Preprocessing¶
The preprocessing pipeline converts simulated tree sequences into training data: SFS feature tensors, log-TMRCA target vectors, and metadata.
Pipeline overview¶
.trees files
│
├──→ genotype matrix extraction
├──→ biallelic filtering
├──→ (optional) accessibility mask application
├──→ SFS computation (xor/xnor channels)
├──→ windowed TMRCA computation (exact span-weighted averages)
├──→ (optional) tree topology feature extraction
│
└──→ output per simulation:
X.npy (P, 2, W, N) float16
y.npy (P, W) float16 log-TMRCA
pairs.npy (P, 2) int32
meta.json { mutation_rate, num_samples, ... }
CLI usage¶
# Basic preprocessing
fastcxt-preprocess --base-dir ./sims/anogam --out-subdir processed
# With accessibility mask (for real data with missing regions)
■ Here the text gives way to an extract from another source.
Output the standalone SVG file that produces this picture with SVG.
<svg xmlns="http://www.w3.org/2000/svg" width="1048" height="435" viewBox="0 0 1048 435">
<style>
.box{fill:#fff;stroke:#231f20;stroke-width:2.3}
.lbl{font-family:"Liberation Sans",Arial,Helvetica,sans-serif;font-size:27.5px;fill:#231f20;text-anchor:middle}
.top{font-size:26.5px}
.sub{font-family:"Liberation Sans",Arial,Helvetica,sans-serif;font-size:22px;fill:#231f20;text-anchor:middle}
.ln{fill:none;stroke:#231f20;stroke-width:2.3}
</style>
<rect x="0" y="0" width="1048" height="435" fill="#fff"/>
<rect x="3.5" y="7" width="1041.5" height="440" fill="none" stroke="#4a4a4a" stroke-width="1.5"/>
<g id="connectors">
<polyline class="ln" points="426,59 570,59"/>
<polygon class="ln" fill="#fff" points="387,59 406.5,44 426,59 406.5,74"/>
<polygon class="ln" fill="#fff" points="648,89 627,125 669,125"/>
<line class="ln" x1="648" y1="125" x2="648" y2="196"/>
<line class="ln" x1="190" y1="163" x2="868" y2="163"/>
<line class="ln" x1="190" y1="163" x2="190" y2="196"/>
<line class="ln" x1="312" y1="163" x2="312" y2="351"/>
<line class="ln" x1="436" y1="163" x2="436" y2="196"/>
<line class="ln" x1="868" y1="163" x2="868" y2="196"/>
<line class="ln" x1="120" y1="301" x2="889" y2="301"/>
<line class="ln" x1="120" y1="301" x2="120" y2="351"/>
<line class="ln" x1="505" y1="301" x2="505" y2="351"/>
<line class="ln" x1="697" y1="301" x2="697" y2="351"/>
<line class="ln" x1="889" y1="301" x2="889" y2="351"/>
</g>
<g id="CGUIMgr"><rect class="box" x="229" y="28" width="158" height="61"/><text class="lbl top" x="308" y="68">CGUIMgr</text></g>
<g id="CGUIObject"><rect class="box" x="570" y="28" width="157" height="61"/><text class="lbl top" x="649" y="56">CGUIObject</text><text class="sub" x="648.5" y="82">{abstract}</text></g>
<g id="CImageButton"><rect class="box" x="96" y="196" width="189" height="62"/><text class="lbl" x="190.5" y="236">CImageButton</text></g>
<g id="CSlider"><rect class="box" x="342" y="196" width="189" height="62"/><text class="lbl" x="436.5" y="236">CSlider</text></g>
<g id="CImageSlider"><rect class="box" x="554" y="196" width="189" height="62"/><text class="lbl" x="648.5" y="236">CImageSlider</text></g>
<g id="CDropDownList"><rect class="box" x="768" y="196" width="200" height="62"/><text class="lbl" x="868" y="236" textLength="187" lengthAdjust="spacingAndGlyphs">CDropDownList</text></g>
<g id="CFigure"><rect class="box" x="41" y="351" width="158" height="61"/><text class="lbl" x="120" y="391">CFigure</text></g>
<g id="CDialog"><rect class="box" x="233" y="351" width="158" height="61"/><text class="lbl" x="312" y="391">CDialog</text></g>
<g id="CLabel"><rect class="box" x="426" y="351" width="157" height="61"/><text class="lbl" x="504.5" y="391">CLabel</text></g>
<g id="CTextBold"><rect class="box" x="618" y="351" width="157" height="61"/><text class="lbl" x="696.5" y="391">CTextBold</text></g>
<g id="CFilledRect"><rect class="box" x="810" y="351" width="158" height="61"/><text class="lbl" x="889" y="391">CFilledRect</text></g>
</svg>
fastcxt-preprocess --base-dir ./sims/anogam \
--accessibility-mask masks/ag1000g_accessible.npz \
--out-subdir processed
# With tree topology features
fastcxt-preprocess --base-dir ./sims/anogam \
--extract-trees \
--out-subdir processed
# Variable sample sizes (recommended): point --base-dir at the parent
# directory containing per-size subdirectories. --max-samples pads tree
# features to a consistent dimension so all sizes can be batched.
fastcxt-preprocess --base-dir ./sims \
--extract-trees --max-samples 200 \
--out-subdir processed
# Customize pair sampling
fastcxt-preprocess --base-dir ./sims/anogam \
--num-pairs 500 \
--global-seed 42 \
--out-subdir processed
Accessibility masks¶
For species with high missing-data rates (e.g. Anopheles gambiae from Ag1000G), accessibility masks ensure the SFS is computed only over callable regions:
from fastcxt.preprocess import apply_accessibility_mask
import numpy as np
mask = np.load("ag1000g_accessible_2L.npz")["is_accessible"]
gm_filtered, pos_filtered = apply_accessibility_mask(gm, positions, mask, seq_len)
Output layout¶
processed/
├── train/
│ ├── n10/ # scenario = subdirectory name
│ │ ├── ts_00000000_i0/
│ │ │ ├── X.npy # (P, 2, W, n_samples) float16
│ │ │ ├── y.npy # (P, W) float16
│ │ │ ├── pairs.npy # (P, 2) int32
│ │ │ └── meta.json
│ │ └── ts_00000001_i1/
│ │ └── ...
│ ├── n50/
│ │ └── ...
│ └── n200/
│ └── ...
└── test/
└── ...
When preprocessing tree sequences with different sample sizes, point
--base-dir at the parent directory. Each subdirectory name becomes the
scenario label in the output. Use --max-samples to ensure tree topology
features have a consistent dimension across all sample sizes (the SFS
dimension is handled automatically by zero-padding in the model).